If teams aren’t choosing the platform, or if teams using the platform ship slower than teams not using it, you have objective evidence the platform isn’t working.

This seems terrifying to platform teams (“what if nobody uses our platform?”), but that’s the point. Fear of irrelevance creates urgency to serve customers well.

The Build vs Buy Framing

@cto_michelle I love your build vs buy framing. Let me add a product strategy layer:

The decision to build an internal platform is a make-or-buy decision.

When should you build?

  • When infrastructure is a competitive differentiator
  • When you have unique requirements external platforms don’t serve
  • When you have sufficient scale to amortize platform team costs

When should you buy (use external platforms)?

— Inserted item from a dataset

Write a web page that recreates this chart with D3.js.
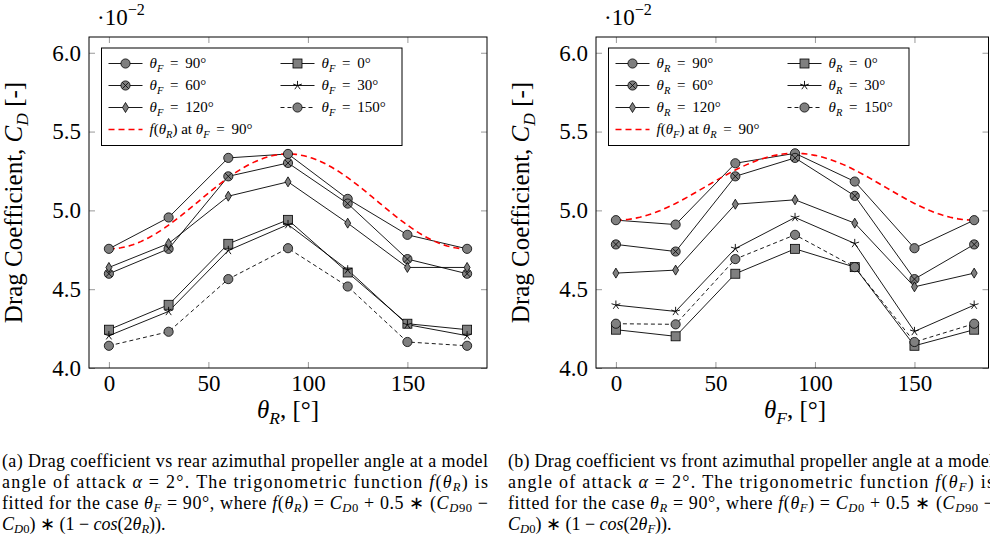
<!DOCTYPE html>
<html><head><meta charset="utf-8">
<script src="https://cdn.jsdelivr.net/npm/d3@7"></script>
<style>body{margin:0;background:#fff}svg{display:block}</style>
</head><body>
<svg id="chart" width="990" height="537"></svg>
<script>
// ---------- data ----------
const thetaValues = [0, 30, 60, 90, 120, 150, 180];
const xTicks = [0, 50, 100, 150];
const yTicks = [4.0, 4.5, 5.0, 5.5, 6.0];
const seriesAngles = [90, 60, 120, 0, 30, 150];
// left: C_D (x10^-2) vs theta_R for several theta_F
const cdRearF90  = [4.756, 4.955, 5.333, 5.358, 5.073, 4.845, 4.756];
const cdRearF60  = [4.598, 4.756, 5.216, 5.301, 5.043, 4.691, 4.598];
const cdRearF120 = [4.638, 4.790, 5.090, 5.181, 4.919, 4.638, 4.638];
const cdRearF0   = [4.243, 4.401, 4.788, 4.940, 4.606, 4.281, 4.243];
const cdRearF30  = [4.205, 4.359, 4.746, 4.910, 4.623, 4.275, 4.205];
const cdRearF150 = [4.141, 4.230, 4.564, 4.760, 4.517, 4.165, 4.141];
// right: C_D (x10^-2) vs theta_F for several theta_R
const cdFrontR90  = [4.938, 4.910, 5.299, 5.362, 5.183, 4.760, 4.938];
const cdFrontR60  = [4.784, 4.739, 5.216, 5.333, 5.092, 4.564, 4.784];
const cdFrontR120 = [4.602, 4.621, 5.039, 5.067, 4.919, 4.515, 4.602];
const cdFrontR0   = [4.243, 4.201, 4.598, 4.756, 4.640, 4.141, 4.243];
const cdFrontR30  = [4.399, 4.359, 4.758, 4.955, 4.790, 4.232, 4.399];
const cdFrontR150 = [4.281, 4.277, 4.691, 4.845, 4.640, 4.165, 4.281];

const FONT = "'Liberation Serif','Times New Roman',serif";
const svg = d3.select('#chart');

// rich text helper: segments {t, i:italic, sub:subscript, sup:superscript}
function rich(text, segs, size, subShift) {
  let off = 0;
  const sh = subShift === undefined ? 0.3 : subShift;
  segs.forEach(s => {
    const ts = text.append('tspan').text(s.t);
    if (s.i) ts.attr('font-style', 'italic');
    let target = 0, fs = size;
    if (s.sub) { target = size * sh; fs = size * 0.7; }
    if (s.sup) { target = -size * 0.45; fs = size * 0.7; }
    if (target !== off) { ts.attr('dy', target - off); off = target; }
    ts.attr('font-size', fs);
  });
  return text;
}

function drawMarker(g, type, cx, cy) {
  const m = g.append('g').attr('transform', `translate(${cx},${cy})`);
  const fill = '#7f7f7f', st = '#000', sw = 0.8, r = 4.6;
  if (type === 'circle') {
    m.append('circle').attr('r', r).attr('fill', fill).attr('stroke', st).attr('stroke-width', sw);
  } else if (type === 'otimes') {
    m.append('circle').attr('r', r).attr('fill', fill).attr('stroke', st).attr('stroke-width', sw);
    const d = r * 0.7071;
    m.append('path').attr('d', `M${-d},${-d}L${d},${d}M${-d},${d}L${d},${-d}`)
      .attr('stroke', st).attr('stroke-width', sw);
  } else if (type === 'square') {
    m.append('rect').attr('x', -4.5).attr('y', -4.5).attr('width', 9).attr('height', 9)
      .attr('fill', fill).attr('stroke', st).attr('stroke-width', sw);
  } else if (type === 'diamond') {
    m.append('path').attr('d', 'M0,-5L3,0L0,5L-3,0Z')
      .attr('fill', fill).attr('stroke', st).attr('stroke-width', sw);
  } else if (type === 'star') {
    let d = '';
    for (let k = 0; k < 5; k++) {
      const a = -Math.PI / 2 + k * 2 * Math.PI / 5;
      d += `M0,0L${(4.6 * Math.cos(a)).toFixed(2)},${(4.6 * Math.sin(a)).toFixed(2)}`;
    }
    m.append('path').attr('d', d).attr('stroke', st).attr('stroke-width', 0.9).attr('fill', 'none');
  }
}

const marks = ['circle', 'otimes', 'diamond', 'square', 'star', 'circle'];
const dashes = [null, null, null, null, null, '4,3'];

function panel(cfg) {
  const x = d3.scaleLinear().domain([-10, cfg.xmax]).range([cfg.left, cfg.right]);
  const y = d3.scaleLinear().domain([4, 6.1]).range([368, 37]);
  const g = svg.append('g');

  // ticks
  const tickStyle = sel => {
    sel.select('.domain').remove();
    sel.selectAll('.tick line').attr('stroke', '#999').attr('stroke-width', 1);
    sel.selectAll('.tick text').attr('font-family', FONT).attr('font-size', 23).attr('fill', '#000');
  };
  g.append('g').attr('transform', `translate(0,${y(4)})`)
    .call(d3.axisBottom(x).tickValues(xTicks).tickSizeInner(-6).tickSizeOuter(0).tickPadding(7))
    .call(tickStyle);
  g.append('g').attr('transform', `translate(0,${y(6.1)})`)
    .call(d3.axisTop(x).tickValues(xTicks).tickSizeInner(-6).tickSizeOuter(0).tickFormat(''))
    .call(tickStyle);
  g.append('g').attr('transform', `translate(${cfg.left},0)`)
    .call(d3.axisLeft(y).tickValues(yTicks).tickSizeInner(-6).tickSizeOuter(0).tickPadding(8).tickFormat(d3.format('.1f')))
    .call(tickStyle);
  g.append('g').attr('transform', `translate(${cfg.right},0)`)
    .call(d3.axisRight(y).tickValues(yTicks).tickSizeInner(-6).tickSizeOuter(0).tickFormat(''))
    .call(tickStyle);

  // frame
  g.append('rect').attr('x', cfg.left).attr('y', y(6.1)).attr('width', cfg.right - cfg.left)
    .attr('height', y(4) - y(6.1)).attr('fill', 'none').attr('stroke', '#000').attr('stroke-width', 1);

  // fitted curve f = C_D0 + 0.5 (C_D90 - C_D0)(1 - cos 2θ), from the 90° series
  const c0 = cfg.series[0][0], c90 = cfg.series[0][3];
  const fit = d3.range(0, 181, 2).map(t => [t, c0 + 0.5 * (c90 - c0) * (1 - Math.cos(2 * t * Math.PI / 180))]);
  const line = d3.line().x(d => x(d[0])).y(d => y(d[1]));

  cfg.series.forEach((vals, i) => {
    const pts = vals.map((v, j) => [thetaValues[j], v]);
    g.append('path').attr('d', line(pts)).attr('fill', 'none').attr('stroke', '#000')
      .attr('stroke-width', 0.9).attr('stroke-dasharray', dashes[i]);
  });
  g.append('path').attr('d', line(fit)).attr('fill', 'none').attr('stroke', '#ff0000')
    .attr('stroke-width', 1.6).attr('stroke-dasharray', '6,4');
  cfg.series.forEach((vals, i) => {
    vals.forEach((v, j) => drawMarker(g, marks[i], x(thetaValues[j]), y(v)));
  });

  // legend
  const lx = cfg.left + 12.5, ly = 48, lw = 300.5, lh = 97.5;
  const lg = g.append('g');
  lg.append('rect').attr('x', lx).attr('y', ly).attr('width', lw).attr('height', lh)
    .attr('fill', '#fff').attr('stroke', '#000').attr('stroke-width', 1);
  const order = [[0, 0], [3, 1], [1, 0], [4, 1], [2, 0], [5, 1]];
  const rowY = [63.5, 85.5, 107.5, 129.5];
  const LF = 15;
  order.forEach(([si, col], k) => {
    const row = Math.floor(k / 2);
    const x0 = lx + 7 + col * 172, yy = rowY[row];
    lg.append('line').attr('x1', x0).attr('x2', x0 + 34).attr('y1', yy).attr('y2', yy)
      .attr('stroke', '#000').attr('stroke-width', 0.9).attr('stroke-dasharray', dashes[si]);
    drawMarker(lg, marks[si], x0 + 17, yy);
    const t = lg.append('text').attr('x', x0 + 41).attr('y', yy + 4.5)
      .attr('font-family', FONT).attr('font-size', LF);
    rich(t, [{t: 'θ', i: true}, {t: cfg.legVar, i: true, sub: true}, {t: ' \u2009=\u2009 ' + seriesAngles[si] + '°'}], LF, 0.25);
  });
  const yy = rowY[3], x0 = lx + 7;
  lg.append('line').attr('x1', x0).attr('x2', x0 + 34).attr('y1', yy).attr('y2', yy)
    .attr('stroke', '#ff0000').attr('stroke-width', 1.6).attr('stroke-dasharray', '6,4');
  const tf = lg.append('text').attr('x', x0 + 41).attr('y', yy + 4.5)
    .attr('font-family', FONT).attr('font-size', LF);
  rich(tf, [{t: 'f', i: true}, {t: '('}, {t: 'θ', i: true}, {t: cfg.fitVar, i: true, sub: true},
            {t: ')  at  '}, {t: 'θ', i: true}, {t: cfg.legVar, i: true, sub: true}, {t: ' \u2009=\u2009 90°'}], LF, 0.25);

  // multiplier
  const mt = g.append('text').attr('x', cfg.left + 8).attr('y', 25)
    .attr('font-family', FONT).attr('font-size', 23);
  rich(mt, [{t: '·10'}, {t: '−2', sup: true}], 23);

  // axis labels
  const yl = g.append('text').attr('transform', `translate(${cfg.left - 67},${(y(4) + y(6.1)) / 2}) rotate(-90)`)
    .attr('text-anchor', 'middle').attr('font-family', FONT).attr('font-size', 25);
  rich(yl, [{t: 'Drag Coefficient, '}, {t: 'C', i: true}, {t: 'D', i: true, sub: true}, {t: ' [-]'}], 25, 0.25);
  const xl = g.append('text').attr('x', x(90)).attr('y', 418)
    .attr('text-anchor', 'middle').attr('font-family', FONT).attr('font-size', 25);
  rich(xl, [{t: 'θ', i: true}, {t: cfg.fitVar, i: true, sub: true}, {t: ', [°]'}], 25, 0.25);

  // caption
  const cs = 18, cx = cfg.capX, lines = cfg.caption, base = [467, 488, 509, 529.5];
  lines.forEach((segs, k) => {
    const t = svg.append('text').attr('x', cx).attr('y', base[k])
      .attr('font-family', FONT).attr('font-size', cs);
    if (k < 3) t.attr('textLength', 486).attr('lengthAdjust', 'spacing');
    rich(t, segs, cs, 0.17);
  });
}

function caption(letter, dir, v, o) {
  return [
    [{t: `(${letter}) Drag coefficient vs ${dir} azimuthal propeller angle at a model`}],
    [{t: 'angle of attack '}, {t: 'α', i: true}, {t: ' = 2°.  The trigonometric function '},
     {t: 'f', i: true}, {t: '('}, {t: 'θ', i: true}, {t: v, i: true, sub: true}, {t: ') is'}],
    [{t: 'fitted for the case '}, {t: 'θ', i: true}, {t: o, i: true, sub: true}, {t: ' = 90°, where '},
     {t: 'f', i: true}, {t: '('}, {t: 'θ', i: true}, {t: v, i: true, sub: true}, {t: ') = '},
     {t: 'C', i: true}, {t: 'D', i: true, sub: true}, {t: '0', sub: true}, {t: ' + 0.5 ∗ ('},
     {t: 'C', i: true}, {t: 'D', i: true, sub: true}, {t: '90', sub: true}, {t: ' −'}],
    [{t: 'C', i: true}, {t: 'D', i: true, sub: true}, {t: '0', sub: true}, {t: ') ∗ (1 − '},
     {t: 'cos', i: true}, {t: '(2'}, {t: 'θ', i: true}, {t: v, i: true, sub: true}, {t: ')).'}]
  ];
}

panel({left: 89, right: 487, xmax: 190, legVar: 'F', fitVar: 'R', capX: 2,
  series: [cdRearF90, cdRearF60, cdRearF120, cdRearF0, cdRearF30, cdRearF150],
  caption: caption('a', 'rear', 'R', 'F')});
panel({left: 596, right: 988.5, xmax: 187.2, legVar: 'R', fitVar: 'F', capX: 508,
  series: [cdFrontR90, cdFrontR60, cdFrontR120, cdFrontR0, cdFrontR30, cdFrontR150],
  caption: caption('b', 'front', 'F', 'R')});
</script>
</body></html>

  • When infrastructure is commodity
  • When you’re optimizing for speed over customization
  • When your team is < 50 engineers (platform team ROI likely negative)

Most companies build internal platforms too early. They see 90% adoption statistics and assume they need one now. But platform teams are expensive, and at small scale, the coordination overhead of a platform team might exceed the coordination overhead of distributed DevOps.

The Innovation Measurement Challenge

The question everyone’s dancing around: How do you measure the opportunity cost of standardization?

We can measure:

  • Time saved by using golden paths ✓
  • Incidents prevented by standardization ✓
  • Developer satisfaction with the platform ✓

But we can’t easily measure:

  • Features NOT shipped because the platform couldn’t support them
  • Competitive opportunities missed because custom infrastructure was too slow
  • Innovation killed by standardization constraints

These negative outcomes are invisible. They don’t show up in metrics. They’re counterfactual.

The best proxy I’ve found: Track escape hatch usage trends.

If more teams are requesting Tier 3 custom infrastructure over time, it means the golden path is becoming less relevant to real needs. That’s your early warning signal that the platform is calcifying.